:: Problem ::
Omit images. Retype all entries verbatim.

[START Given data]

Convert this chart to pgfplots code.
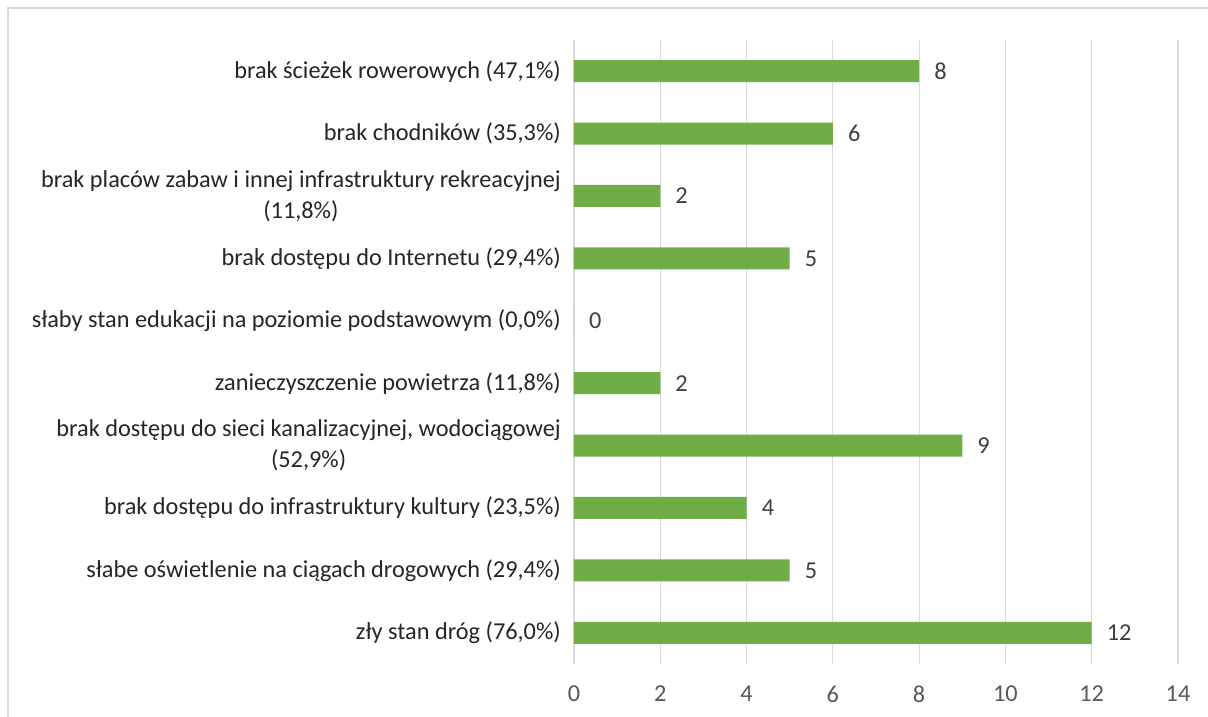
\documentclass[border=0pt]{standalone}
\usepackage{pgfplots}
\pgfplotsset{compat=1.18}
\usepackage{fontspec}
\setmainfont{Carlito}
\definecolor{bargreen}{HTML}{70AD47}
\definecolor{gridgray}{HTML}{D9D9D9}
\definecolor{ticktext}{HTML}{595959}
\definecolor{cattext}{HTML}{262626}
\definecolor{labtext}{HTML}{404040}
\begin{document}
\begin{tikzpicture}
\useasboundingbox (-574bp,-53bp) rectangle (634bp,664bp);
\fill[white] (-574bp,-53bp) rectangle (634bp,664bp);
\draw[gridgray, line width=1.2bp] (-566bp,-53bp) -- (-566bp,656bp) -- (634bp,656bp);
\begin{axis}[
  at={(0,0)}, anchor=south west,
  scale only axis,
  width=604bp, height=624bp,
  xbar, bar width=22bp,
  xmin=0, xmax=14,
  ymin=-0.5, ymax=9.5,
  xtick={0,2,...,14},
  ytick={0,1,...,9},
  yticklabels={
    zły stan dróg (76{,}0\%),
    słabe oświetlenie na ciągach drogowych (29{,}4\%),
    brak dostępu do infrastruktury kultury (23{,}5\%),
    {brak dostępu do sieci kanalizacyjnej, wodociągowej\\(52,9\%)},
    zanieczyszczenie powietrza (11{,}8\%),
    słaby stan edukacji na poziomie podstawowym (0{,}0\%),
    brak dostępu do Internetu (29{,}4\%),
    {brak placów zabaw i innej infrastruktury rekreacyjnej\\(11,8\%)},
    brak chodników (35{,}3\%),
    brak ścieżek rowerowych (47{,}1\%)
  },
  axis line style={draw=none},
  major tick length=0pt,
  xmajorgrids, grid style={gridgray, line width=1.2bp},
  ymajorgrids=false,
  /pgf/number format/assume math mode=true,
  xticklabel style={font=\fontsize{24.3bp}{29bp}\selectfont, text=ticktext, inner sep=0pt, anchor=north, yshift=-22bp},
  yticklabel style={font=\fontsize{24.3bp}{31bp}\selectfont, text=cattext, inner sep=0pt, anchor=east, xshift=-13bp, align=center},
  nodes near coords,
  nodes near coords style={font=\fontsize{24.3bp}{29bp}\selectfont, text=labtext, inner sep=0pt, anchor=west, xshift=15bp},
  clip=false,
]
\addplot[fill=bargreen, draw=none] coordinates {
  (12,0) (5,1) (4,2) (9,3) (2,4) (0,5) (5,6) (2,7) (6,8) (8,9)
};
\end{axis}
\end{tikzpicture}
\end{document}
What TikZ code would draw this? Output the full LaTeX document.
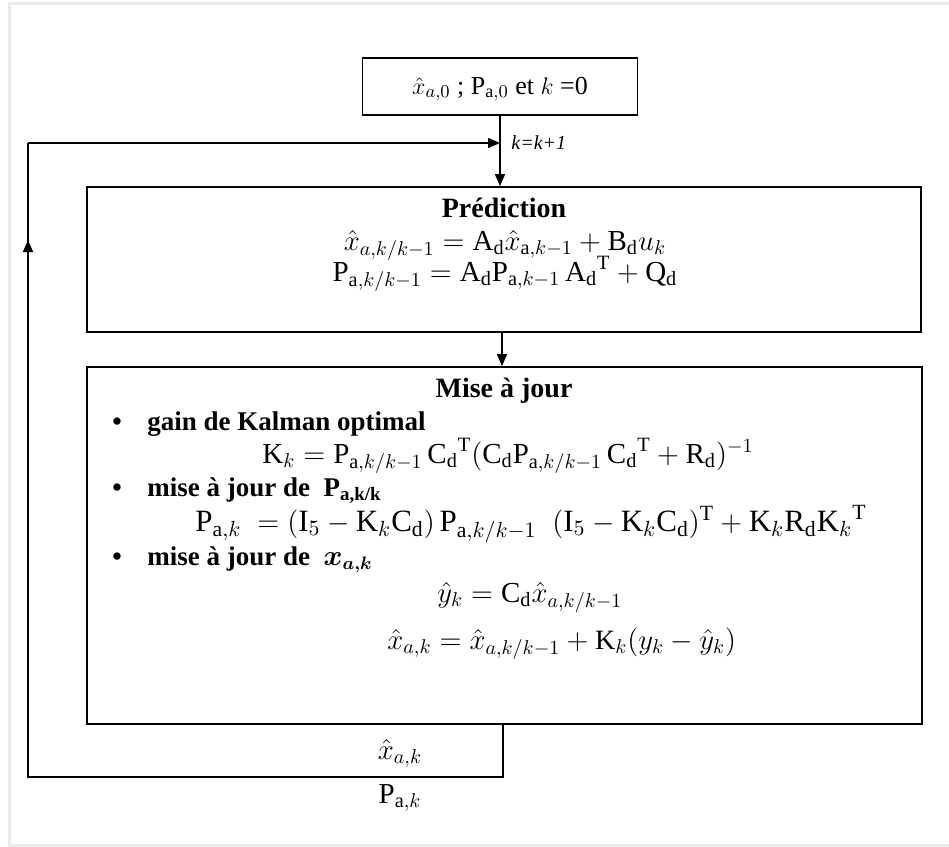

[END Given data]

:: Answer to the exercise ::
Convert this chart to pgfplots code.
\documentclass[border=0pt]{standalone}
\usepackage{pgfplots}
\pgfplotsset{compat=1.18}
\usepackage{fontspec}
\setmainfont{Carlito}
\definecolor{bargreen}{HTML}{70AD47}
\definecolor{gridgray}{HTML}{D9D9D9}
\definecolor{ticktext}{HTML}{595959}
\definecolor{cattext}{HTML}{262626}
\definecolor{labtext}{HTML}{404040}
\begin{document}
\begin{tikzpicture}
\useasboundingbox (-574bp,-53bp) rectangle (634bp,664bp);
\fill[white] (-574bp,-53bp) rectangle (634bp,664bp);
\draw[gridgray, line width=1.2bp] (-566bp,-53bp) -- (-566bp,656bp) -- (634bp,656bp);
\begin{axis}[
  at={(0,0)}, anchor=south west,
  scale only axis,
  width=604bp, height=624bp,
  xbar, bar width=22bp,
  xmin=0, xmax=14,
  ymin=-0.5, ymax=9.5,
  xtick={0,2,...,14},
  ytick={0,1,...,9},
  yticklabels={
    zły stan dróg (76{,}0\%),
    słabe oświetlenie na ciągach drogowych (29{,}4\%),
    brak dostępu do infrastruktury kultury (23{,}5\%),
    {brak dostępu do sieci kanalizacyjnej, wodociągowej\\(52,9\%)},
    zanieczyszczenie powietrza (11{,}8\%),
    słaby stan edukacji na poziomie podstawowym (0{,}0\%),
    brak dostępu do Internetu (29{,}4\%),
    {brak placów zabaw i innej infrastruktury rekreacyjnej\\(11,8\%)},
    brak chodników (35{,}3\%),
    brak ścieżek rowerowych (47{,}1\%)
  },
  axis line style={draw=none},
  major tick length=0pt,
  xmajorgrids, grid style={gridgray, line width=1.2bp},
  ymajorgrids=false,
  /pgf/number format/assume math mode=true,
  xticklabel style={font=\fontsize{24.3bp}{29bp}\selectfont, text=ticktext, inner sep=0pt, anchor=north, yshift=-22bp},
  yticklabel style={font=\fontsize{24.3bp}{31bp}\selectfont, text=cattext, inner sep=0pt, anchor=east, xshift=-13bp, align=center},
  nodes near coords,
  nodes near coords style={font=\fontsize{24.3bp}{29bp}\selectfont, text=labtext, inner sep=0pt, anchor=west, xshift=15bp},
  clip=false,
]
\addplot[fill=bargreen, draw=none] coordinates {
  (12,0) (5,1) (4,2) (9,3) (2,4) (0,5) (5,6) (2,7) (6,8) (8,9)
};
\end{axis}
\end{tikzpicture}
\end{document}
What TikZ code would draw this? Output the full LaTeX document.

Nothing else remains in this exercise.